The material below includes pictures; leave them out and return only the lines between the line containing "Write the matplotlib code for this chart." and the line containing "from matplotlib.patches import Rectangle", inclusive, word for word.
>> start Task data
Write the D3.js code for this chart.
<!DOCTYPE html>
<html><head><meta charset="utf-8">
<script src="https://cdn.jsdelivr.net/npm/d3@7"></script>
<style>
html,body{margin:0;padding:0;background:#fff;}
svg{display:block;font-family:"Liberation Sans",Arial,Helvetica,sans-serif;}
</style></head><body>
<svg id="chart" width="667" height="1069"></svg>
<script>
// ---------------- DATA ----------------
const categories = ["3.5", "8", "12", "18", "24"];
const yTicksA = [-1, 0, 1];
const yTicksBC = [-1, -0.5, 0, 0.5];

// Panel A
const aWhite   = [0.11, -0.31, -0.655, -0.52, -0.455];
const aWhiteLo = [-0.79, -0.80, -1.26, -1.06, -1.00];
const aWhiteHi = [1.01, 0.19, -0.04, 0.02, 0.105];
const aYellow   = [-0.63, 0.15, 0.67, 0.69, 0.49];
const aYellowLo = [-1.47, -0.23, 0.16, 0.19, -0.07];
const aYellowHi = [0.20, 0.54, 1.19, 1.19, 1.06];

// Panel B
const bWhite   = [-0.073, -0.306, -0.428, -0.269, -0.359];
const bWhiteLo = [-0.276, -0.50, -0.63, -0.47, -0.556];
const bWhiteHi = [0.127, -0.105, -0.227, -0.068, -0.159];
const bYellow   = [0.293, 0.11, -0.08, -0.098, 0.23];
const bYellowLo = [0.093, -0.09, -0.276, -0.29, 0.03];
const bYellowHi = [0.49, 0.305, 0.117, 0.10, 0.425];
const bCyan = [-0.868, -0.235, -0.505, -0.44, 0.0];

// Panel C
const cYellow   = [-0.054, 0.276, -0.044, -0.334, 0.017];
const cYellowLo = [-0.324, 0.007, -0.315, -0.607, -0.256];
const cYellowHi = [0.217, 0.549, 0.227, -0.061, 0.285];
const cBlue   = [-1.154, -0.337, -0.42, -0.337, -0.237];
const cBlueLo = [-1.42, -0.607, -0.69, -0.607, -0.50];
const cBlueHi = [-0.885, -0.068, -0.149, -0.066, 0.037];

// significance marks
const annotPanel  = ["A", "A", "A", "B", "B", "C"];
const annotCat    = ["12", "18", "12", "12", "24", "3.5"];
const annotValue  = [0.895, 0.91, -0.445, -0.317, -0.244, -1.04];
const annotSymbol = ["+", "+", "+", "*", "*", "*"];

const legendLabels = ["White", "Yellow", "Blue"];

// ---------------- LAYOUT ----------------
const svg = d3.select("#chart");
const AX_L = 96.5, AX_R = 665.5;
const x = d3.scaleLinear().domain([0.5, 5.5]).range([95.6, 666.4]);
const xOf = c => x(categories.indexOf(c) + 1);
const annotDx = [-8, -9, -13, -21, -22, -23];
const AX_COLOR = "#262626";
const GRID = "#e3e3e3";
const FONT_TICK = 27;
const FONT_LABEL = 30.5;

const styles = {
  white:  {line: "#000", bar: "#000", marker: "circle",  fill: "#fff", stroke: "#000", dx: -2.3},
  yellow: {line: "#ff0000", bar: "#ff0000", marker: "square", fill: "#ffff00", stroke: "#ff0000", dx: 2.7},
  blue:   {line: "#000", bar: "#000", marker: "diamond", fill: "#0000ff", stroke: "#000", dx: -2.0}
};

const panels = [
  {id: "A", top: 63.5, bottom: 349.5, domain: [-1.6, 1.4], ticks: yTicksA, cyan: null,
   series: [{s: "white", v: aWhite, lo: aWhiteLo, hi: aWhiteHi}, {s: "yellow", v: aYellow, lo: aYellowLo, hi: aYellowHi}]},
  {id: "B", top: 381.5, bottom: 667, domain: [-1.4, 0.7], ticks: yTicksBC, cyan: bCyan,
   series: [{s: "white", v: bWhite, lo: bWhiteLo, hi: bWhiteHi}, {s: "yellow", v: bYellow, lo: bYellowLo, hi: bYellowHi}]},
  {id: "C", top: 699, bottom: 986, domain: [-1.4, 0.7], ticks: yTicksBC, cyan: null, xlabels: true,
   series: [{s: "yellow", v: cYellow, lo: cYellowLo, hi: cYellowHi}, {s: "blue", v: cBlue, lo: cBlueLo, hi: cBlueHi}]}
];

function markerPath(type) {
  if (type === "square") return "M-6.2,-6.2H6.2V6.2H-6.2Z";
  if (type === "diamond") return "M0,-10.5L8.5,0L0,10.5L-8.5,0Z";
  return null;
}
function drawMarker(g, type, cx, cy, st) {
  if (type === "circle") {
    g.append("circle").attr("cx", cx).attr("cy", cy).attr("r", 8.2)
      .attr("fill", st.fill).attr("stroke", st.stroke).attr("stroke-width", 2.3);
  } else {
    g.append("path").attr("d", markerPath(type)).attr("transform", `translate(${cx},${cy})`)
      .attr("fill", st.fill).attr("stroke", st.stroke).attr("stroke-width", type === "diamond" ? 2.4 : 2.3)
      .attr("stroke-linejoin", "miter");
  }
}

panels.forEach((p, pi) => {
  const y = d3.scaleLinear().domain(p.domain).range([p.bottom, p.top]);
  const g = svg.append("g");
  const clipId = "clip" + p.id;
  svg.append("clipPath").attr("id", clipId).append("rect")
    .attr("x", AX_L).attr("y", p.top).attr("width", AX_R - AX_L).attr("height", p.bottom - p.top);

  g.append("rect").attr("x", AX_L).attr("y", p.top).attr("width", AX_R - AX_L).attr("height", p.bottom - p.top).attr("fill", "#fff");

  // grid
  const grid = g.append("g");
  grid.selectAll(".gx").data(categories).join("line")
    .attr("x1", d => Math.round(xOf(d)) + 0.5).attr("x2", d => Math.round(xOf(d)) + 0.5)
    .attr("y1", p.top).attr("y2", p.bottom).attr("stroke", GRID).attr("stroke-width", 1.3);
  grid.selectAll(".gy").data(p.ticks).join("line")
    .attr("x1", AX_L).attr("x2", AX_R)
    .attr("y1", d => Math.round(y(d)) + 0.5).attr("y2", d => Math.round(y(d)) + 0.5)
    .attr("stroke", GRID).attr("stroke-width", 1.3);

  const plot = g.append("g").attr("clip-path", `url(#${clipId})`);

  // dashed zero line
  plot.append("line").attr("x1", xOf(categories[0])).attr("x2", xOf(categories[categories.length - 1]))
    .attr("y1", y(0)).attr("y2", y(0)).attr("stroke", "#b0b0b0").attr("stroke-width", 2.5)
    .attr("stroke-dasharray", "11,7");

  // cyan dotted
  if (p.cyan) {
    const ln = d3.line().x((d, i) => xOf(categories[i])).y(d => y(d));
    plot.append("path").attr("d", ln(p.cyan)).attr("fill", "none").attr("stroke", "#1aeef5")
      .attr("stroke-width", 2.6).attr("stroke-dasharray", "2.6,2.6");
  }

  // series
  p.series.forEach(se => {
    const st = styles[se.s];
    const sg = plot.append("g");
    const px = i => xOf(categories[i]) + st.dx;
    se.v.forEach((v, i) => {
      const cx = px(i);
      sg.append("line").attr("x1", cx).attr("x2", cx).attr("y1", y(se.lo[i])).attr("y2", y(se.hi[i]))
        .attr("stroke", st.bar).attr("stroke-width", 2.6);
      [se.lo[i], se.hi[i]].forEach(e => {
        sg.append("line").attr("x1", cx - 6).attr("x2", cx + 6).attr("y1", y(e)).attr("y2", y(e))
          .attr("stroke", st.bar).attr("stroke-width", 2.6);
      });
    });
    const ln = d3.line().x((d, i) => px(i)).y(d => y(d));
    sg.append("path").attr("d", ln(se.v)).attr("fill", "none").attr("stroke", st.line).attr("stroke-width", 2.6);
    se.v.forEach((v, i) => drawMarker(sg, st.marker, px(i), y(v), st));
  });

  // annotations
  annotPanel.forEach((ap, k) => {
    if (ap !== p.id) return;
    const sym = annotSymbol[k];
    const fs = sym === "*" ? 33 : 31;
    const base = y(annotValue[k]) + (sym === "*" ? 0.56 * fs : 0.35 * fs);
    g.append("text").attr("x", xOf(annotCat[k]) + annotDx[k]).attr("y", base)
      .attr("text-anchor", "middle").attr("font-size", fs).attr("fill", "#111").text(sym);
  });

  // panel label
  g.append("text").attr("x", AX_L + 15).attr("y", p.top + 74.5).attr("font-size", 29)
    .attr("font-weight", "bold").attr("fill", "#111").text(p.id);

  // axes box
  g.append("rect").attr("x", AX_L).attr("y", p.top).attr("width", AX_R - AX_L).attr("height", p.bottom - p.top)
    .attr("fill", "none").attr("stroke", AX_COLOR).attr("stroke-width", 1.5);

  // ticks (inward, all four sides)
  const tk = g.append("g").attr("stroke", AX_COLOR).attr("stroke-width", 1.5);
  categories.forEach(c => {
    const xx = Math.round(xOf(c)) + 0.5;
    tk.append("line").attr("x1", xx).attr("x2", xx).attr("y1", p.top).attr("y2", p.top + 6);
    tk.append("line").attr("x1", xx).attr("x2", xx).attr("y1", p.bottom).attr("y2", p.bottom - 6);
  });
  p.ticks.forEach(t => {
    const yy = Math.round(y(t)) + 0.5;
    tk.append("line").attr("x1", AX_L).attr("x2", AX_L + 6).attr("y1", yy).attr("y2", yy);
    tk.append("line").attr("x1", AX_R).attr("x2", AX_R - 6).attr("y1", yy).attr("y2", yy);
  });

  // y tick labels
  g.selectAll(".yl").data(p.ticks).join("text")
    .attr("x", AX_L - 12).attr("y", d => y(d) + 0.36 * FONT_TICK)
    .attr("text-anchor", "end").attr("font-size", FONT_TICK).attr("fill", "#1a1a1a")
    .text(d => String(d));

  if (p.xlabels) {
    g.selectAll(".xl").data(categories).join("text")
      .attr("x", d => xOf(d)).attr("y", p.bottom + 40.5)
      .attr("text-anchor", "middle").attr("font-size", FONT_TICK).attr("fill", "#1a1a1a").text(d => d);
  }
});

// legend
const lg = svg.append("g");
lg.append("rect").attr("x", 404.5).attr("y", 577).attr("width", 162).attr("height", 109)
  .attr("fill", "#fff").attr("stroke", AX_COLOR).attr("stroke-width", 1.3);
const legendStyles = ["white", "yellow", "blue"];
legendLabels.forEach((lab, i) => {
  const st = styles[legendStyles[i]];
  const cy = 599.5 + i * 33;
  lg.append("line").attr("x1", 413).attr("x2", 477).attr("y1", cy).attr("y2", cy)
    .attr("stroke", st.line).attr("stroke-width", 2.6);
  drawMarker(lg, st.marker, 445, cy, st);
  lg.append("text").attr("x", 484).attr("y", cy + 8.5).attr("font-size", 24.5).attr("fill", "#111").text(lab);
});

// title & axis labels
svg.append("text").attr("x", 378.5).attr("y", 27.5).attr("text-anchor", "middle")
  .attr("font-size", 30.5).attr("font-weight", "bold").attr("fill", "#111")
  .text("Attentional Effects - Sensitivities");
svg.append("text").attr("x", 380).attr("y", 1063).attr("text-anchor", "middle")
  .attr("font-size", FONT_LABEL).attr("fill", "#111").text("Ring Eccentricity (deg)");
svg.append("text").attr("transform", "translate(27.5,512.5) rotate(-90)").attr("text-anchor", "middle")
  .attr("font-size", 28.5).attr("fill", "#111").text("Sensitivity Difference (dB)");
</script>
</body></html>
>> end Task data
>> start Task data
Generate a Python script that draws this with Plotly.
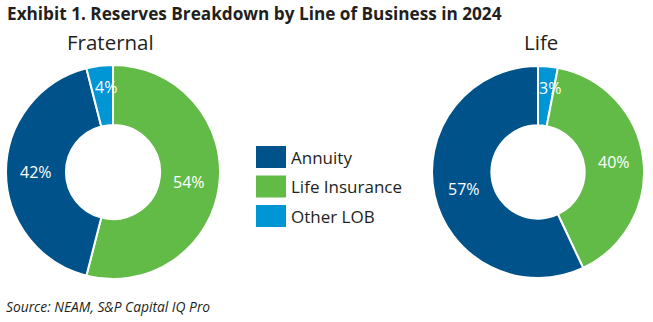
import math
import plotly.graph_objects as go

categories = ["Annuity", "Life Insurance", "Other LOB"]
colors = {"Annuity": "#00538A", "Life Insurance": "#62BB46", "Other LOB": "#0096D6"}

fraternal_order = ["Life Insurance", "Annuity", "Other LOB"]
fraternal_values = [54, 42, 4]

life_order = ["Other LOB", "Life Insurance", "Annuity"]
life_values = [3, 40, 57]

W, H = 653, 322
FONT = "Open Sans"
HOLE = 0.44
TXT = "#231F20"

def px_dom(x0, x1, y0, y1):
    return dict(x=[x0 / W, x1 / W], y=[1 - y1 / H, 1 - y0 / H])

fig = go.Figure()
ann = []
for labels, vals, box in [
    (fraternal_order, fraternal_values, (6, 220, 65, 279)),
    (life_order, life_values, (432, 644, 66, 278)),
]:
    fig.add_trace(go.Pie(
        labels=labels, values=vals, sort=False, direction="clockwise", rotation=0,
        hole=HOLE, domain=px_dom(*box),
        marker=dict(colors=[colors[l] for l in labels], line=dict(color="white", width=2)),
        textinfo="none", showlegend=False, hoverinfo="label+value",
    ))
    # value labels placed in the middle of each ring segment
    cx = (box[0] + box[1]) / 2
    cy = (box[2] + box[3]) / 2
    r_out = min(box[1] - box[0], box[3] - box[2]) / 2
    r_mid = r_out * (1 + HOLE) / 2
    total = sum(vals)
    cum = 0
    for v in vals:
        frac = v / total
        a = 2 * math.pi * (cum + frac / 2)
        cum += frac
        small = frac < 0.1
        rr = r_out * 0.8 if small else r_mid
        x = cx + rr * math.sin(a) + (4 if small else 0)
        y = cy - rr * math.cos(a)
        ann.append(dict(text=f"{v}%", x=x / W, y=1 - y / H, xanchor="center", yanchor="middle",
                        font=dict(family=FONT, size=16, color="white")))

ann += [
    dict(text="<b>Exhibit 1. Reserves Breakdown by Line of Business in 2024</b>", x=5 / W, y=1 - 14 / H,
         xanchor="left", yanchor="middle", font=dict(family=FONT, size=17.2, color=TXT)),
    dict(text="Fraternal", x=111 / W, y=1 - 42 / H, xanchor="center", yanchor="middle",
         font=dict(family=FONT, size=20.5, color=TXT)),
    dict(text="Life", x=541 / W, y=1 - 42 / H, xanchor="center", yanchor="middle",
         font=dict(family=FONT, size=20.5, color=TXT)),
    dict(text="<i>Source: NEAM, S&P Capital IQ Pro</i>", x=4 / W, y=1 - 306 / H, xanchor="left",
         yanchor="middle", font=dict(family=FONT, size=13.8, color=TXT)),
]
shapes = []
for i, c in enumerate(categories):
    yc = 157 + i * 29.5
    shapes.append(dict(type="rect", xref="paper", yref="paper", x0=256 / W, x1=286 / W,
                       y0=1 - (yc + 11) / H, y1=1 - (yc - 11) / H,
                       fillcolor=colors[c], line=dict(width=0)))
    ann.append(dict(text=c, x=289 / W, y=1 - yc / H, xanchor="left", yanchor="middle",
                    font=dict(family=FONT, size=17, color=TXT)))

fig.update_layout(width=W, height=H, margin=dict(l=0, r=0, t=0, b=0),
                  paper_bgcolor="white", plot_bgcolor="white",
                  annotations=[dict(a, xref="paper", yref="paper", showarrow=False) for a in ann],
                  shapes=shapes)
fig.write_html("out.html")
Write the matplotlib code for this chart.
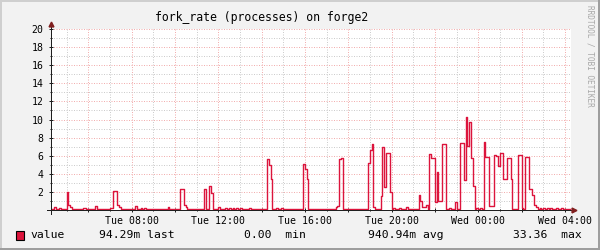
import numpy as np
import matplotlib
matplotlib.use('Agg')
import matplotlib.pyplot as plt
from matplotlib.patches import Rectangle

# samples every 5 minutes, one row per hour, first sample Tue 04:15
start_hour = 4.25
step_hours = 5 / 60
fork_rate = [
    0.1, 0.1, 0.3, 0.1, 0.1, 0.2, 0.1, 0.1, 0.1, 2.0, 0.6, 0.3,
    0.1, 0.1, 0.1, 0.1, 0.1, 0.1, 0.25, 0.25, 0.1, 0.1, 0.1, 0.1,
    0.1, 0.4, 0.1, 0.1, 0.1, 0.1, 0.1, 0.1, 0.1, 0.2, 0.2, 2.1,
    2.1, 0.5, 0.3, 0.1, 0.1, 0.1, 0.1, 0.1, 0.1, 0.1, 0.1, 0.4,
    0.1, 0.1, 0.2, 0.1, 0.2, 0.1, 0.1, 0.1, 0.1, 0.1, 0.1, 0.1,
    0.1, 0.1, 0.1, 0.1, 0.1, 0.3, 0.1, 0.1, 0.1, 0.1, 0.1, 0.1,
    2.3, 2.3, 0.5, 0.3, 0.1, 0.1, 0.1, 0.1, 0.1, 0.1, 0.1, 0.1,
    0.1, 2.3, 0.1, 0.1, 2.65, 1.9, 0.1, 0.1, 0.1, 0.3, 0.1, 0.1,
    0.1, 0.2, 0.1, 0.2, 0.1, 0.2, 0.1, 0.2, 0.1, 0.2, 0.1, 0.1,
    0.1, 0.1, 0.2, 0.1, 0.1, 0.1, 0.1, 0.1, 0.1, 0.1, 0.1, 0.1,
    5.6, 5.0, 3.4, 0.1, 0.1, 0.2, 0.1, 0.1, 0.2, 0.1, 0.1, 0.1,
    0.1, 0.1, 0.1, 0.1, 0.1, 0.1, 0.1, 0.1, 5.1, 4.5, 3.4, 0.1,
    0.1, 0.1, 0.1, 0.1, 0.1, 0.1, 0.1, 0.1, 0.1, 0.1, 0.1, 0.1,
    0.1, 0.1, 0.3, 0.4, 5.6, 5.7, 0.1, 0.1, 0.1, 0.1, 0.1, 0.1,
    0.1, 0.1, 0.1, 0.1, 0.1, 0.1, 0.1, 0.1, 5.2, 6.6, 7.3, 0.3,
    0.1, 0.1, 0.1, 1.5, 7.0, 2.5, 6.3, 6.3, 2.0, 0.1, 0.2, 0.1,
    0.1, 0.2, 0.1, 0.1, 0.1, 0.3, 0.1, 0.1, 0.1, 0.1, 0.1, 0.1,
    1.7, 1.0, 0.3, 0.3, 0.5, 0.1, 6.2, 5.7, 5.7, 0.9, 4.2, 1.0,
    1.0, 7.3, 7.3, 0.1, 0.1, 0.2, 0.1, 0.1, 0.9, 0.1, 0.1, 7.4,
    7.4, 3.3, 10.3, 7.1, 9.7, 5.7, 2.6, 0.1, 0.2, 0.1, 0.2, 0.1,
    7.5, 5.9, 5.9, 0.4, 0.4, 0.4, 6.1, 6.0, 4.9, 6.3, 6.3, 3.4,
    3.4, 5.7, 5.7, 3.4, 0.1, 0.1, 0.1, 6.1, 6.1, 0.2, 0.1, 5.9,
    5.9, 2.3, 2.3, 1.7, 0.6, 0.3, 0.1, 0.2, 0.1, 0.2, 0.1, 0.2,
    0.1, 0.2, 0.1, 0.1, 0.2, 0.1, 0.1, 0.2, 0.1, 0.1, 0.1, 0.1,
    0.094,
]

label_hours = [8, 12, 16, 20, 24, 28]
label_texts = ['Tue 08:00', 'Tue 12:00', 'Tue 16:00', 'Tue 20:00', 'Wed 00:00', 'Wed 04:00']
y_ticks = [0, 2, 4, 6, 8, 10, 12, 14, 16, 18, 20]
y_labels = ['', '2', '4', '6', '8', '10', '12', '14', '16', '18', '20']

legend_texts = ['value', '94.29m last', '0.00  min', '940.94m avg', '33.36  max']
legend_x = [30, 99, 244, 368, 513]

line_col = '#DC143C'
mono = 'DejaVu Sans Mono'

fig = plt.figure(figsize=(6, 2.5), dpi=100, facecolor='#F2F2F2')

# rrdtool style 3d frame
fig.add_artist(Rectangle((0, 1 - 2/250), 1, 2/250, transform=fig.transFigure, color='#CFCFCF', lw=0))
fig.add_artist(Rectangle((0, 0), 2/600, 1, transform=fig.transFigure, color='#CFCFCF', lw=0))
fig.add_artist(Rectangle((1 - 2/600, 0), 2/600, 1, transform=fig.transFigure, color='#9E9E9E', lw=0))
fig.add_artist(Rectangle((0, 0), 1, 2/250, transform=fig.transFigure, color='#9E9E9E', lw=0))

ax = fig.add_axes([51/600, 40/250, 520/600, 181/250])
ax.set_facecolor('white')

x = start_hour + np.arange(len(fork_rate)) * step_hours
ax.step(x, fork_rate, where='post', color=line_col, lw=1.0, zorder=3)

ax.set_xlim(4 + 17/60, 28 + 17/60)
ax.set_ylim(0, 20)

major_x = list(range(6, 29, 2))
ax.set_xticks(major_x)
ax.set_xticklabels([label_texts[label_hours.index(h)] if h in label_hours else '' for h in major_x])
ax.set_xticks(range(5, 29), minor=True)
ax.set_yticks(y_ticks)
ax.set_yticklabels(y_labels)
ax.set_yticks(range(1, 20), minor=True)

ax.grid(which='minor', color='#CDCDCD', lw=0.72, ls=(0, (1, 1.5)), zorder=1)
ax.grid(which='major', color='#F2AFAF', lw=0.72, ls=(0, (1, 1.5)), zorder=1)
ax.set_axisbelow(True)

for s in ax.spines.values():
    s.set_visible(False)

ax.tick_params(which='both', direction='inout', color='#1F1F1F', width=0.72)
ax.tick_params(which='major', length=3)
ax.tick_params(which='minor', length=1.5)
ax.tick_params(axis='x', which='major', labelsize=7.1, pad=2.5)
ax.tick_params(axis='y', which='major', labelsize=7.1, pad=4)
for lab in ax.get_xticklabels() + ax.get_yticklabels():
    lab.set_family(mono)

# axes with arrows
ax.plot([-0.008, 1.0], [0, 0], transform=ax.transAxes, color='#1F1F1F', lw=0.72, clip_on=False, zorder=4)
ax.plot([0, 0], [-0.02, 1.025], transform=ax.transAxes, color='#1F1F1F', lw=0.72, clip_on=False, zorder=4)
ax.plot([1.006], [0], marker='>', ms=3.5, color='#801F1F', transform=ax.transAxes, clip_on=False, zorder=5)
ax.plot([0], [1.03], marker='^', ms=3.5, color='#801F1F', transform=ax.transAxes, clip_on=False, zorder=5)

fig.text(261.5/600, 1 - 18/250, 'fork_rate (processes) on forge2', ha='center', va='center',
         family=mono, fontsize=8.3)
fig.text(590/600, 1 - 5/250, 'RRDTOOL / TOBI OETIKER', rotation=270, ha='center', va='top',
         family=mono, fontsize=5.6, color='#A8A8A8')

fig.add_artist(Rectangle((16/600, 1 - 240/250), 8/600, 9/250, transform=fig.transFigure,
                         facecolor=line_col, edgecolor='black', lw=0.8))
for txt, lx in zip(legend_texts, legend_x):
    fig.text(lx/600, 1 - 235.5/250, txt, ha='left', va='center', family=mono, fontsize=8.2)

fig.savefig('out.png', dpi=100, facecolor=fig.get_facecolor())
>> end Task data
--- Output below ---
Write the matplotlib code for this chart.
import numpy as np
import matplotlib
matplotlib.use('Agg')
import matplotlib.pyplot as plt
from matplotlib.patches import Rectangle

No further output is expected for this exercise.